**WHAT IS ASKED:**
Transcribe exactly the lines from the one containing "Emit a component" through the one containing "import * as d3 from 'd3';", both included, and leave out any pictures.
## START MATERIAL FOR THE TASK
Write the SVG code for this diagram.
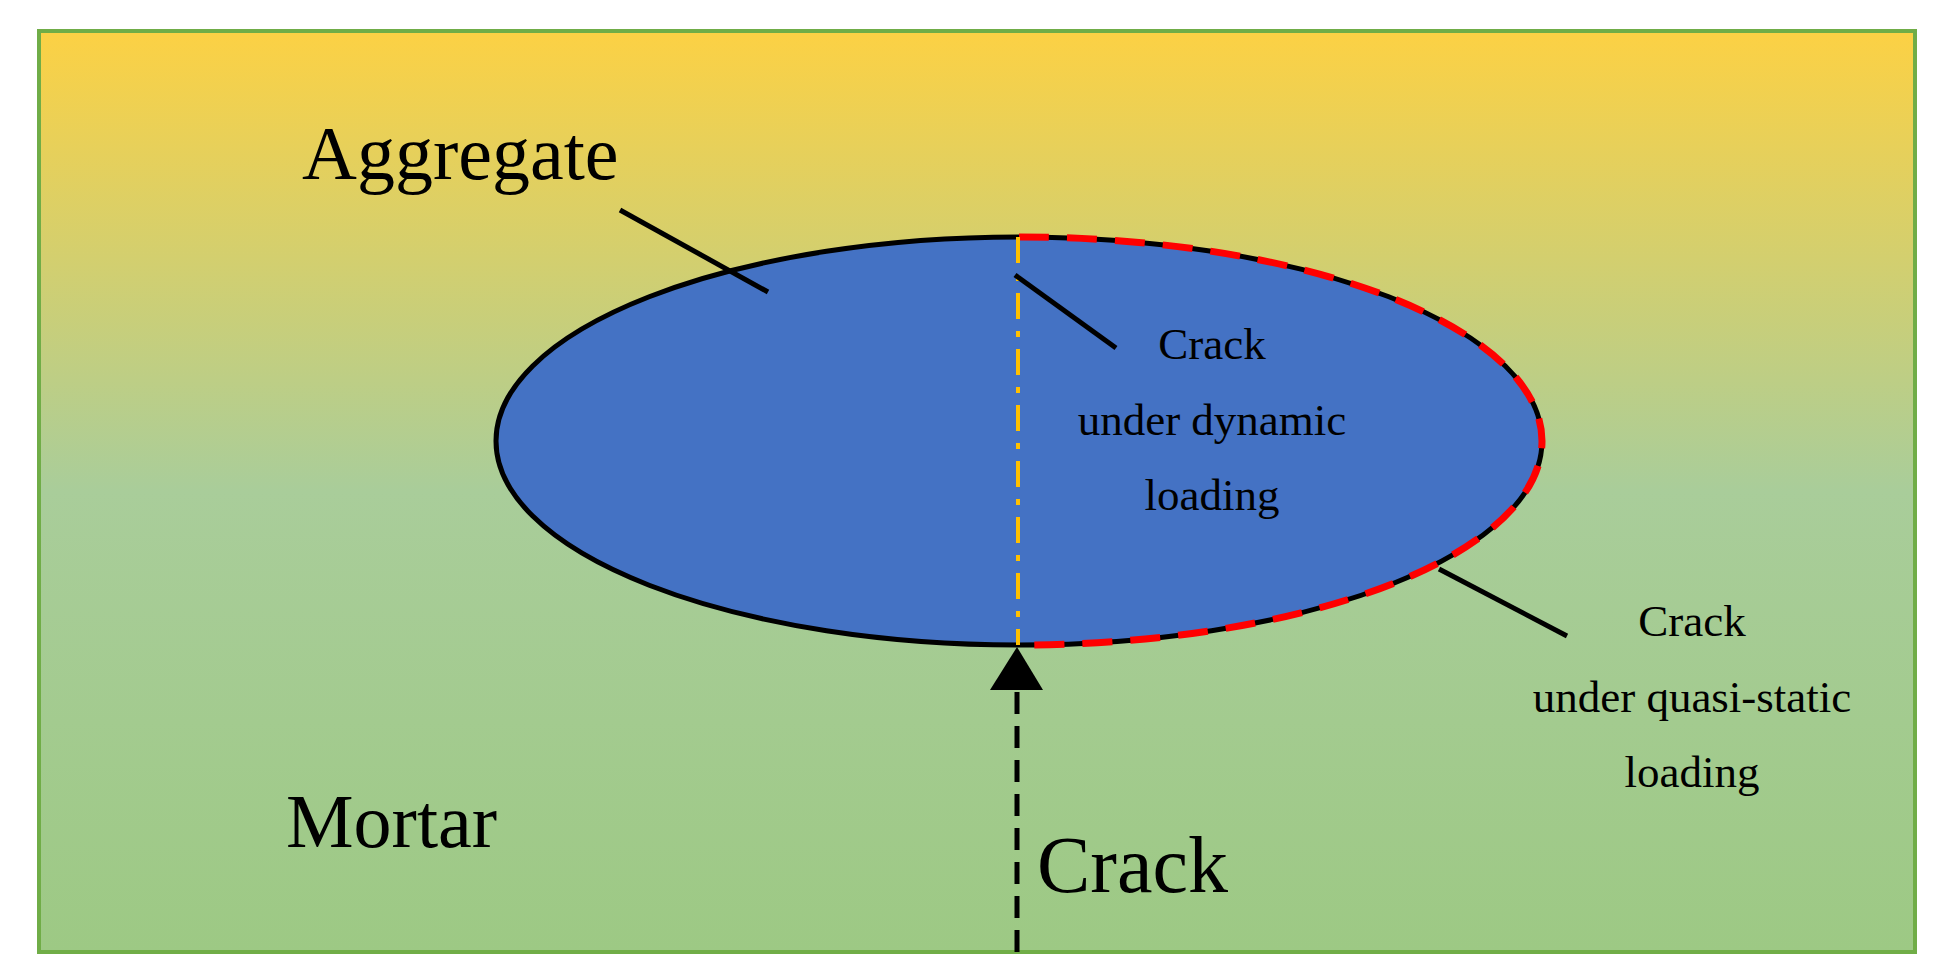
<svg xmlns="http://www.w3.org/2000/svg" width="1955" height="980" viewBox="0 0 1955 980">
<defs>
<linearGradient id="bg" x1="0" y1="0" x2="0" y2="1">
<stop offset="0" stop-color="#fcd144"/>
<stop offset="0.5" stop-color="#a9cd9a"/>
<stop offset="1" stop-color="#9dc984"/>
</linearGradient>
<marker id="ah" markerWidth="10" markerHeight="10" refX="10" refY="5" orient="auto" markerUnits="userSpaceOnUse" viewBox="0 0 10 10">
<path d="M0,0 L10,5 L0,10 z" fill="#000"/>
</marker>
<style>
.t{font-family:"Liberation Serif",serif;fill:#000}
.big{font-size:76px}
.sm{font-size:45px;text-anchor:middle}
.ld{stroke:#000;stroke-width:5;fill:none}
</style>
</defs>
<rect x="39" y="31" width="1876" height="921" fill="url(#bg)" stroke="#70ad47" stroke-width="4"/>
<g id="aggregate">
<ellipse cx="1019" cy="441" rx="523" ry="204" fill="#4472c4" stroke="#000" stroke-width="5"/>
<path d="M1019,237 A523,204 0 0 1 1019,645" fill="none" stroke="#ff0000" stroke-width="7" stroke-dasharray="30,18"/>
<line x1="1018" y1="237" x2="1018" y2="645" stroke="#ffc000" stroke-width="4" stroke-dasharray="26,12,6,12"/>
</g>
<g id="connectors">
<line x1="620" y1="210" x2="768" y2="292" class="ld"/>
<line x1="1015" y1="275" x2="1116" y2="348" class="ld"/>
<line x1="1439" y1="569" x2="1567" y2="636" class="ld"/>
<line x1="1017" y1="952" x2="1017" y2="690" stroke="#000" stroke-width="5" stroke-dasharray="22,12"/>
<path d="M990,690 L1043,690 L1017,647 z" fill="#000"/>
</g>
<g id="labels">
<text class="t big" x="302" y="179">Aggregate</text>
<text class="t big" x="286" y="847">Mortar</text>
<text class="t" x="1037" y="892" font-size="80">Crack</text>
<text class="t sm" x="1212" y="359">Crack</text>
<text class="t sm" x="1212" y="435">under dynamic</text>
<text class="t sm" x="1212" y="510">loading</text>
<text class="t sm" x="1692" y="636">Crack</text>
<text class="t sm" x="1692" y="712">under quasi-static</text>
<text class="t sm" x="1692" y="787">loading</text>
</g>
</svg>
## END MATERIAL FOR THE TASK
## START MATERIAL FOR THE TASK
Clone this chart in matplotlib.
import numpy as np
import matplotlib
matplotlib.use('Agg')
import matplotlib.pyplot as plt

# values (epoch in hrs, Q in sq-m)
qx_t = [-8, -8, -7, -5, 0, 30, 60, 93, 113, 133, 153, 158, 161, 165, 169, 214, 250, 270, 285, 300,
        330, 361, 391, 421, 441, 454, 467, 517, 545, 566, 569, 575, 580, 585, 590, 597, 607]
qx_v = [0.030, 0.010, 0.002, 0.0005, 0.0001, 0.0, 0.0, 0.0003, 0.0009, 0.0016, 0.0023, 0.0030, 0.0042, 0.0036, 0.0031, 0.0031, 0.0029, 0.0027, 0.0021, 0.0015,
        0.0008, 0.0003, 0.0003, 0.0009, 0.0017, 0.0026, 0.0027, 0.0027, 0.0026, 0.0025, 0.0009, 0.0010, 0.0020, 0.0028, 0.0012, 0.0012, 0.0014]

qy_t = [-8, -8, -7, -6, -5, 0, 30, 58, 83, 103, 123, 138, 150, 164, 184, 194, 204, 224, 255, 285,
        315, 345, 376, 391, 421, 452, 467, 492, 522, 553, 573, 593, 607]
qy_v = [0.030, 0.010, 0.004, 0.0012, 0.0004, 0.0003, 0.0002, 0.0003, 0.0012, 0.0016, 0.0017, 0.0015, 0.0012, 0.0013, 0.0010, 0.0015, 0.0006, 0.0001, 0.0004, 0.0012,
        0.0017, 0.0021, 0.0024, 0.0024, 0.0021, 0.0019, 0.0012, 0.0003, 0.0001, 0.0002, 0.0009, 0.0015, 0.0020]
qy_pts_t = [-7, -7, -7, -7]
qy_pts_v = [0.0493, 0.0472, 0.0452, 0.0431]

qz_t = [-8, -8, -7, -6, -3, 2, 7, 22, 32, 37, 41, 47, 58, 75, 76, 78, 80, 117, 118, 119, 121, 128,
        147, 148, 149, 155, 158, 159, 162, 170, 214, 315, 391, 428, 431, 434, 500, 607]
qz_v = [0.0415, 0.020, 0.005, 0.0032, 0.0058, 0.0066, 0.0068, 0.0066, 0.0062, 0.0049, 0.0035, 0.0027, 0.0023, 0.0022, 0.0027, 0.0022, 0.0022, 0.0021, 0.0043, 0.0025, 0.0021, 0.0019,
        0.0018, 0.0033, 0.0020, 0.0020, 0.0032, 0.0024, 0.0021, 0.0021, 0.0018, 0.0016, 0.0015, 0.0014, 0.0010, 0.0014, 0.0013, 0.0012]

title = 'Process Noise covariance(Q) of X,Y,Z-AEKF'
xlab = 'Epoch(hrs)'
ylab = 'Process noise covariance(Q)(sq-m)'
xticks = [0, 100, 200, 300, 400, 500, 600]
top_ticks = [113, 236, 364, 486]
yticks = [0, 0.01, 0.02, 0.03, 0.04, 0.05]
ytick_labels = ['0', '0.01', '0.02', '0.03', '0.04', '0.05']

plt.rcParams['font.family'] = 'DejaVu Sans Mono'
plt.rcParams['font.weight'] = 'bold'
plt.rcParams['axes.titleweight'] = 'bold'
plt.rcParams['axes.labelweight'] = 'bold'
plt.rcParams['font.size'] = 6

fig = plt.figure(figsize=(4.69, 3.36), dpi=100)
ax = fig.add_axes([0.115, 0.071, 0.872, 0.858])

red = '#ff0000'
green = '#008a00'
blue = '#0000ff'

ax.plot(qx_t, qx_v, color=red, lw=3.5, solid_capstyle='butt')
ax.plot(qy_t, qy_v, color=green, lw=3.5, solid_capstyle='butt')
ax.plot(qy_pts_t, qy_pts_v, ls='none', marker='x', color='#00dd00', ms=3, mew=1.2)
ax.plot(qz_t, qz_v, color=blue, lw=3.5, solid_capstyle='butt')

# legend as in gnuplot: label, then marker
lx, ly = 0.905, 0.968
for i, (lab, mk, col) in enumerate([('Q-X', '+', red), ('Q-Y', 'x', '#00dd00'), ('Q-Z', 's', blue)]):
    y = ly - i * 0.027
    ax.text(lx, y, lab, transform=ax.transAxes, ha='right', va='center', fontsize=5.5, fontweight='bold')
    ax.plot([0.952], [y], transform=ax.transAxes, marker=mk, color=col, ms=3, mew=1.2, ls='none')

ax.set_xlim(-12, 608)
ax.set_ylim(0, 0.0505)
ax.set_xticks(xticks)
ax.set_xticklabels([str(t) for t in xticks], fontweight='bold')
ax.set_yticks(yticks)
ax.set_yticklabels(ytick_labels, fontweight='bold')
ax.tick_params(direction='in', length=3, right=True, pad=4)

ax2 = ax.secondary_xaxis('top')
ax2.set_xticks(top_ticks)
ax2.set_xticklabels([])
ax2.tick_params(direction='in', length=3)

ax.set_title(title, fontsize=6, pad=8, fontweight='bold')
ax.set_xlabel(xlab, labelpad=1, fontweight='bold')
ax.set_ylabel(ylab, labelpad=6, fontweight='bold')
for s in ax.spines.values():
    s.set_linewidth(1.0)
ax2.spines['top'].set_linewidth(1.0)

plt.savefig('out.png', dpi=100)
## END MATERIAL FOR THE TASK
## START MATERIAL FOR THE TASK
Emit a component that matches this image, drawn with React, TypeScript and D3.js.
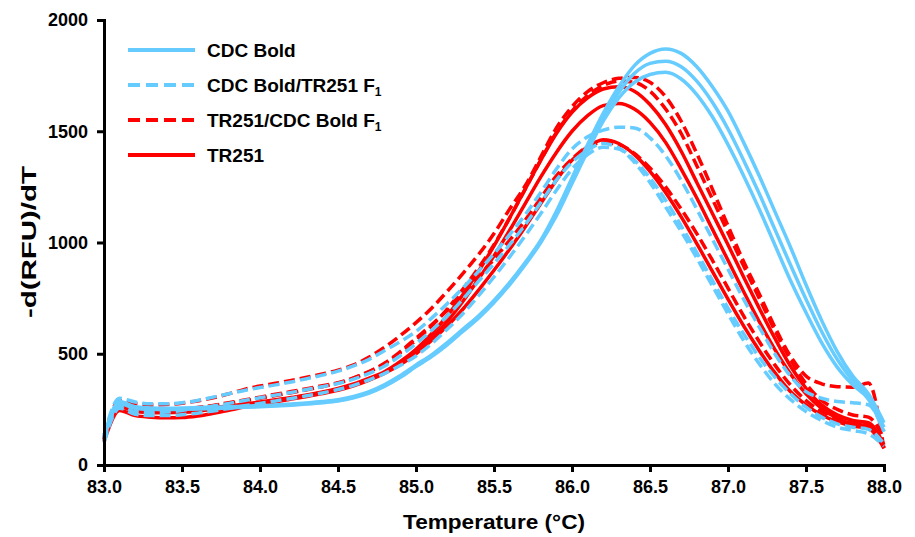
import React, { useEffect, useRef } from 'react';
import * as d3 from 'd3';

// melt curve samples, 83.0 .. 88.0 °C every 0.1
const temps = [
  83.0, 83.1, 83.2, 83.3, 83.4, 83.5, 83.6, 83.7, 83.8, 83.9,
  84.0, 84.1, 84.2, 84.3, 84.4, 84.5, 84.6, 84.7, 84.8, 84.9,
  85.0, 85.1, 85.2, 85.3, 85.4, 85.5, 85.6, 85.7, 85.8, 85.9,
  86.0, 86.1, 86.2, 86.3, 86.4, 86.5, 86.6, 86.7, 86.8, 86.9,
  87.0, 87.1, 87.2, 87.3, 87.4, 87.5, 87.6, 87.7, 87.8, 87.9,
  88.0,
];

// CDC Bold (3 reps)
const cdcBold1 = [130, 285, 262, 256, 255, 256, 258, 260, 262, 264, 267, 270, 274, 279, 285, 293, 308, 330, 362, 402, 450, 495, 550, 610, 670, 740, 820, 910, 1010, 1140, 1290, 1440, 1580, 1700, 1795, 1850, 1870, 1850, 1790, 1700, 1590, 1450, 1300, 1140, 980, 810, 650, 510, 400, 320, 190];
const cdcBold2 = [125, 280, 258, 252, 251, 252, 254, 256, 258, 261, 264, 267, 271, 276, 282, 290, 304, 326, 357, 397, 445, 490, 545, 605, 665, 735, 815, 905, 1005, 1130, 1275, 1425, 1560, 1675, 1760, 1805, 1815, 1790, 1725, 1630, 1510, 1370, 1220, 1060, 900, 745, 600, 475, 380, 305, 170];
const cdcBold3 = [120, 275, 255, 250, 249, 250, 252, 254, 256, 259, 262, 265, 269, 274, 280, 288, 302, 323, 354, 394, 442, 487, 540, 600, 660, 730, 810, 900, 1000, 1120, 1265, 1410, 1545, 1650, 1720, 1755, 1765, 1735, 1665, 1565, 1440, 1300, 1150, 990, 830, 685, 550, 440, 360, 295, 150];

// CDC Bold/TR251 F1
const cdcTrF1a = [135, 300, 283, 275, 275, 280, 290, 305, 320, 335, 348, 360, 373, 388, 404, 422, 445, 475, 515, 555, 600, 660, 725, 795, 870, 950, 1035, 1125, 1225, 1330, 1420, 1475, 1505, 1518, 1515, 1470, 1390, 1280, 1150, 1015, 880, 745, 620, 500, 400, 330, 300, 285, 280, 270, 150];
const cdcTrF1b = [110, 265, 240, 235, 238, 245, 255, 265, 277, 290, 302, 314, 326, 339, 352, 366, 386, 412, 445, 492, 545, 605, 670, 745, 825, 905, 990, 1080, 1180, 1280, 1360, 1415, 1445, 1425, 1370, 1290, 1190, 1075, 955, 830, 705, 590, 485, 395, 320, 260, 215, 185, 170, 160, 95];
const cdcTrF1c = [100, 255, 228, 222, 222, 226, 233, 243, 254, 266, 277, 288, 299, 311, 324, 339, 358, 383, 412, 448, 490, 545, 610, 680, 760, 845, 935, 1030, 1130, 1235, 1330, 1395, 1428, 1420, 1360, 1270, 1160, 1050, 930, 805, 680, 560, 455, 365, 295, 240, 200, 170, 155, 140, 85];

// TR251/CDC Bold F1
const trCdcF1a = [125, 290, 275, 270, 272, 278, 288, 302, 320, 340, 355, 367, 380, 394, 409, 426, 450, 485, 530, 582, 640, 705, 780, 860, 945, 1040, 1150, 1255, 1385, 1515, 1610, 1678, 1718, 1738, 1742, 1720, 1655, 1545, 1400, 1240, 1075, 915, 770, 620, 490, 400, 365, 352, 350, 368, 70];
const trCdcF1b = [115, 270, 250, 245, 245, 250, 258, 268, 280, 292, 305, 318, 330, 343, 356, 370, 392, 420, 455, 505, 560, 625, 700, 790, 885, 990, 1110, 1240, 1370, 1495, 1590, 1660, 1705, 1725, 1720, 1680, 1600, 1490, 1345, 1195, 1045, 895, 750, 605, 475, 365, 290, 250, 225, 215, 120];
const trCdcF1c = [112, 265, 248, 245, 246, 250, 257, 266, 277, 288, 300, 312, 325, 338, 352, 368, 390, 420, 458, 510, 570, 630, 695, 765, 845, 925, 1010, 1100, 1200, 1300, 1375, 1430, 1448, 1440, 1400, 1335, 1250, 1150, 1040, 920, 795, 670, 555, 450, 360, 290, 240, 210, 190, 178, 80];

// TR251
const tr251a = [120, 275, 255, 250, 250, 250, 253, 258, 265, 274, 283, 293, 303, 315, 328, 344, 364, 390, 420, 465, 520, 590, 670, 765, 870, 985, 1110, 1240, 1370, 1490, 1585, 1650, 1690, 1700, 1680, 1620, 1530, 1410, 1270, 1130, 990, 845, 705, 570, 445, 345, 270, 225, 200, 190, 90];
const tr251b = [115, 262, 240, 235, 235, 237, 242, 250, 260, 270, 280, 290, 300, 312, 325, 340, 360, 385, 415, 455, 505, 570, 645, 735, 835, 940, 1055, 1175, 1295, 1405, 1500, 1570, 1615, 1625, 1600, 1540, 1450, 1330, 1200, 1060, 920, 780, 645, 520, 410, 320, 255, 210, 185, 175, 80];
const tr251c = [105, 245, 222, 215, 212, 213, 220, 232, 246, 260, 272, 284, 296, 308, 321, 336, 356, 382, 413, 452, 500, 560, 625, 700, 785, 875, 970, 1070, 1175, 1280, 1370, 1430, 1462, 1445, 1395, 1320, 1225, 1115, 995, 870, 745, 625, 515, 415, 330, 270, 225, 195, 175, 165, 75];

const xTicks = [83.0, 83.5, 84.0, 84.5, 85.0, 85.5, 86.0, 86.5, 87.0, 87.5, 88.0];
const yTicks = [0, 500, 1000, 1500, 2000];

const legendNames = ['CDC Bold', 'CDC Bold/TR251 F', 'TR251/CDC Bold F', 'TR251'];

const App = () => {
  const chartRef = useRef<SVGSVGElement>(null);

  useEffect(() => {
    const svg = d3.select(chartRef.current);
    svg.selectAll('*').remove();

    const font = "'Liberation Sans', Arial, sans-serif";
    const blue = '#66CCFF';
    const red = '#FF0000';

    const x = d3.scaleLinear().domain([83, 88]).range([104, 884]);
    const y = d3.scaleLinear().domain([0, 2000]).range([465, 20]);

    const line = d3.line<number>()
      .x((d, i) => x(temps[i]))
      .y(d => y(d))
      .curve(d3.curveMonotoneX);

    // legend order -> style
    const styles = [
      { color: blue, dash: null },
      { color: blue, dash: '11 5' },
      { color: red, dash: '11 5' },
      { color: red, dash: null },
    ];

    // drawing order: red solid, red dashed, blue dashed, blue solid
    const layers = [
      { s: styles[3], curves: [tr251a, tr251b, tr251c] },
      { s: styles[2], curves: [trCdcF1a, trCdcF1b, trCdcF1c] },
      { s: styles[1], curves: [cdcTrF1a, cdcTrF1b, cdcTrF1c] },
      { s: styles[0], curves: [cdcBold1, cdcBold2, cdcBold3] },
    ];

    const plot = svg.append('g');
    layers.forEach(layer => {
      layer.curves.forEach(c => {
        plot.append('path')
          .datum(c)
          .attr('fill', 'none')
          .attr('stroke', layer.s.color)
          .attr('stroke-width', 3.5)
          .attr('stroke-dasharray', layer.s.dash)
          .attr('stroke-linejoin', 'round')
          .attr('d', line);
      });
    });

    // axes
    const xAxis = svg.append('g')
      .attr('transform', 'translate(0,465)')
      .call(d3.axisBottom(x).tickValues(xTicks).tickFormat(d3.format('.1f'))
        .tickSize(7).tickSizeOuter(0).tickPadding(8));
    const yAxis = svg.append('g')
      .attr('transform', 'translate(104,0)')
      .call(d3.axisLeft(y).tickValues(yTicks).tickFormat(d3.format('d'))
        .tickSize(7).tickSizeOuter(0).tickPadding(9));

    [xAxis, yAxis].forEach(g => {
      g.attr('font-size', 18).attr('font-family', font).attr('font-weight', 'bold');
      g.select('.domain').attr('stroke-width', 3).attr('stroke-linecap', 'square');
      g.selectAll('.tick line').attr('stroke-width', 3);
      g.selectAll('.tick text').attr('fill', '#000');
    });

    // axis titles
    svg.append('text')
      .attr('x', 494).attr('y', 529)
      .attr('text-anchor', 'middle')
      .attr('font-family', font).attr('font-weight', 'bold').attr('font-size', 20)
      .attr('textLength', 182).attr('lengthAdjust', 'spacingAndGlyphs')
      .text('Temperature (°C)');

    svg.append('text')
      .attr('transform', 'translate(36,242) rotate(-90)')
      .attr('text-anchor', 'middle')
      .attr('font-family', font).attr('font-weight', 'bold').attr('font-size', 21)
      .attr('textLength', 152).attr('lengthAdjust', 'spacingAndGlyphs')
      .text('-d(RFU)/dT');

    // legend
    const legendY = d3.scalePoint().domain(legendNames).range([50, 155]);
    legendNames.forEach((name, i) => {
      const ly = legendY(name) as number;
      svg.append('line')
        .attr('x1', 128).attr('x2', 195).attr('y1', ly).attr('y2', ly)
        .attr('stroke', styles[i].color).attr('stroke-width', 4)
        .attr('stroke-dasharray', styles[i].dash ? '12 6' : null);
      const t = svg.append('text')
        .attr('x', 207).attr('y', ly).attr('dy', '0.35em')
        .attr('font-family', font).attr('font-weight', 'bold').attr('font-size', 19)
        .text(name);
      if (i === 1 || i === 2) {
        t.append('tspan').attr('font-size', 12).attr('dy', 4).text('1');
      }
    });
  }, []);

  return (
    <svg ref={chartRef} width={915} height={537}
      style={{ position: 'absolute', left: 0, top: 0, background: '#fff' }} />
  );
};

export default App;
## END MATERIAL FOR THE TASK
**ANSWER TO THE PROBLEM:**
Emit a component that matches this image, drawn with React, TypeScript and D3.js.
import React, { useEffect, useRef } from 'react';
import * as d3 from 'd3';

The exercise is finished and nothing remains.